Professor Duncan Maclennan to lead a major project for the David Hume Institute

 12th August 2024

Professor Duncan Maclennan to lead a major project for the Edinburgh based think tank, the David Hume Institute

The David Hume Institute has announced a new programme of work with Professor Duncan Maclennan to look at the actions needed to transform the housing system in Scotland.

Housing is essential infrastructure for people and the economy. Currently too many people are unable to find a home or are living in poor quality housing that is affecting their health and their ability to be productive and thrive.

The work will look at the actions needed in the whole system from homelessness, unaffordable rents and planning, to skills shortages and supply-chain issues. 

Professor Maclennan has had a long and internationally distinguished career as an applied economist specialising in housing, neighbourhoods and cities. His professional roles have spanned senior positions in both academic and government settings, in the UK, Canada and Australia. At the University of Glasgow in the 1980s he established and led the Centre for Housing and Urban Research, and in the 1990s directed the ESRC Cities and Competitiveness Program and Joseph Rowntree Foundation programs on Housing Finance, Housing and the Macro-Economy and Housing and Area Regeneration. In recent years he has advised governments in Australia and Canada on housing system shifts to improve economic and environmental outcomes.

Professor Maclennan said

“I am delighted to be working with the David Hume Institute again to help understand the housing emergency. Difficult housing outcomes - homelessness, rising rent burdens and lengthening queues for social housing, falling home-ownership rates for the under 40’s - have spread and deepened for decades. They reflect a failure both of  income growth, especially for poorer Scots, and of the functioning of the housing system that has driven the sustained rise of housing prices ahead of incomes.

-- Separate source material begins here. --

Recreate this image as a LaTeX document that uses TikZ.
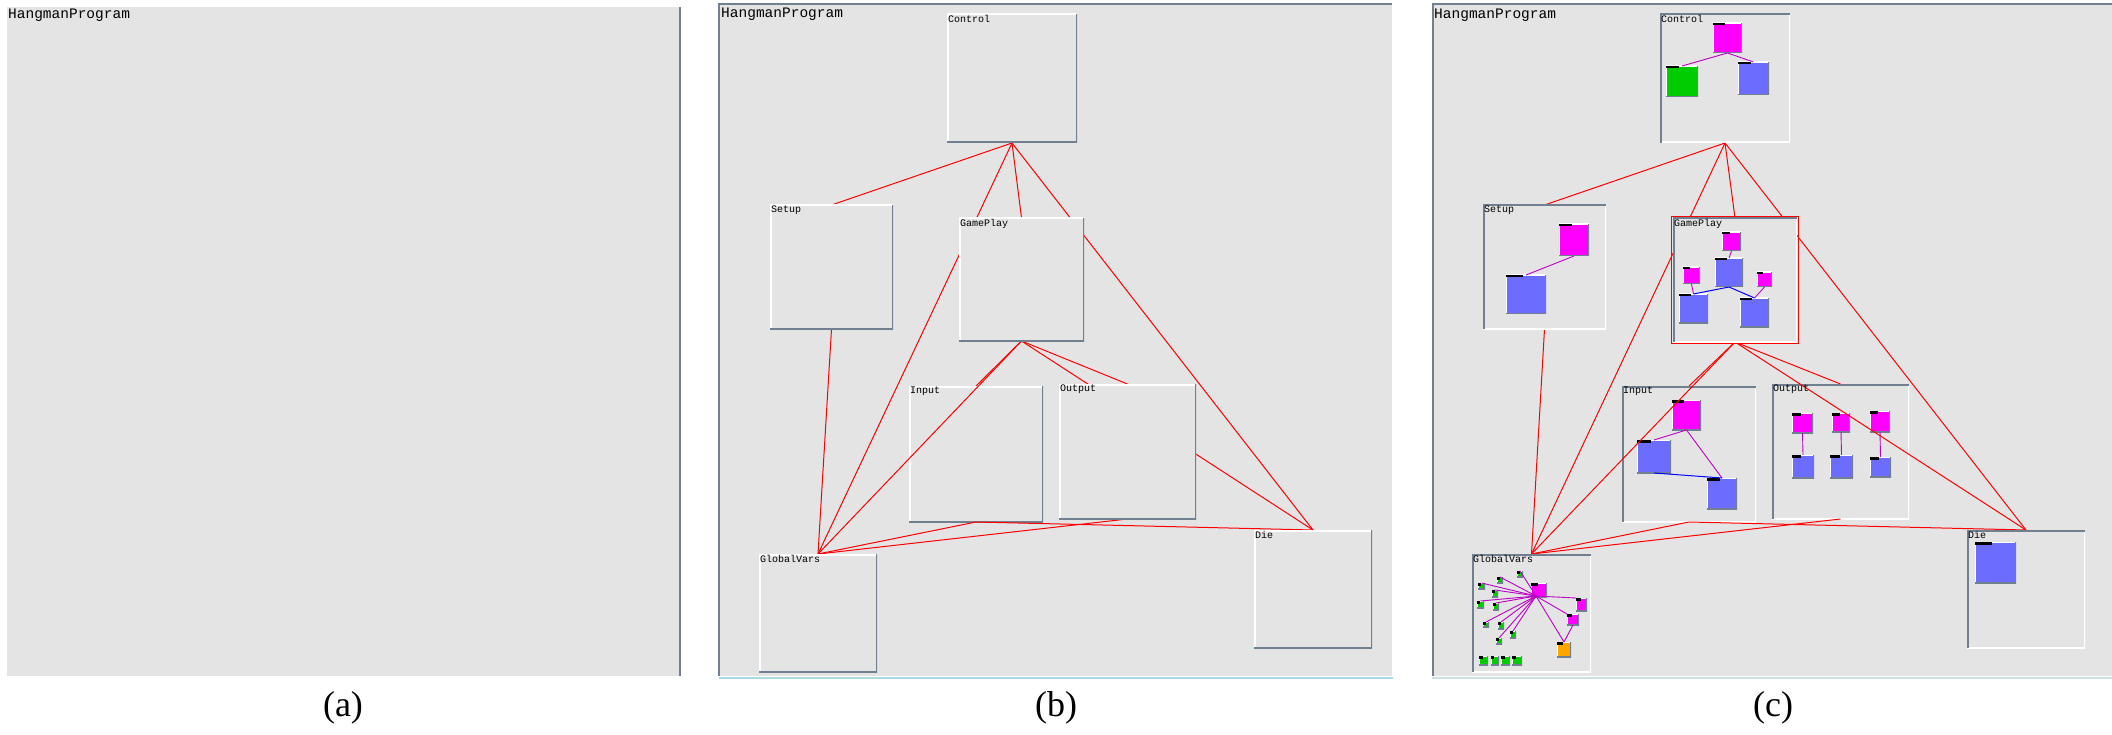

The roots of the emergencies in the overall housing system need to be understood and their consequences, not least for the economy and environment, recognised. Policy solutions may involve additional rights and fiscal resources, but the scale of emerging difficulties means that we urgently need to disrupt how we govern, plan and deliver new and improved homes that work for people, places, the economy and the environment. The work will aim to deliver proposals that can act to reduce difficulties now but will also frame a transformation of Scotland’s  housing system for the decades ahead”

Ken Ross, David Hume Institute Trustee and former Chair of both the Scottish Property Federation and Scottish House-Builders Association said

“I am proud that we have initiated this ambitious project to follow-up Duncan’s previous work for the David Hume Institute, A Scotland of Better Places. Business as usual is not an option. This project will help take Scotland’s housing system from a hideous emergency to one fit for the future to ensure this vital infrastructure is there to support people and the economy.”

 

ENDS

Notes to Editors

  • The David Hume Institute is an independent think tank based in Scotland. The charity was established in 1985 to increase diversity of thought on the economy and related public policy. Find out more on our website

  • About Professor Duncan Maclennan: Duncan was a member of the Board of Scottish Homes from 1989 until 1999 and then  spent a decade working in government, as special Adviser to the First Minister of Scotland, as a Chief Economist in the Government of Victoria and as Chief Economist in Canada’s Federal Department for Infrastructure and Cities. He has acted as adviser to Ministers in the UK, Scotland, France, Poland and Norway, Canada, Australia and New Zealand.  He is a fellow of the Royal Society of Edinburgh, the Academy of Social Sciences and Honorary Member of the Royal Town Planning Institute, The Chartered Institute of Housing and the Royal Institute of Chartered Surveyors. He was awarded a CBE for services to UK housing research in 1997. He remains affiliated to the University of Glasgow as an Emeritus Professor of Urban Economics and holds Professorial appointments in Housing Economics at McMaster University (Ontario) and UNSW (Sydney).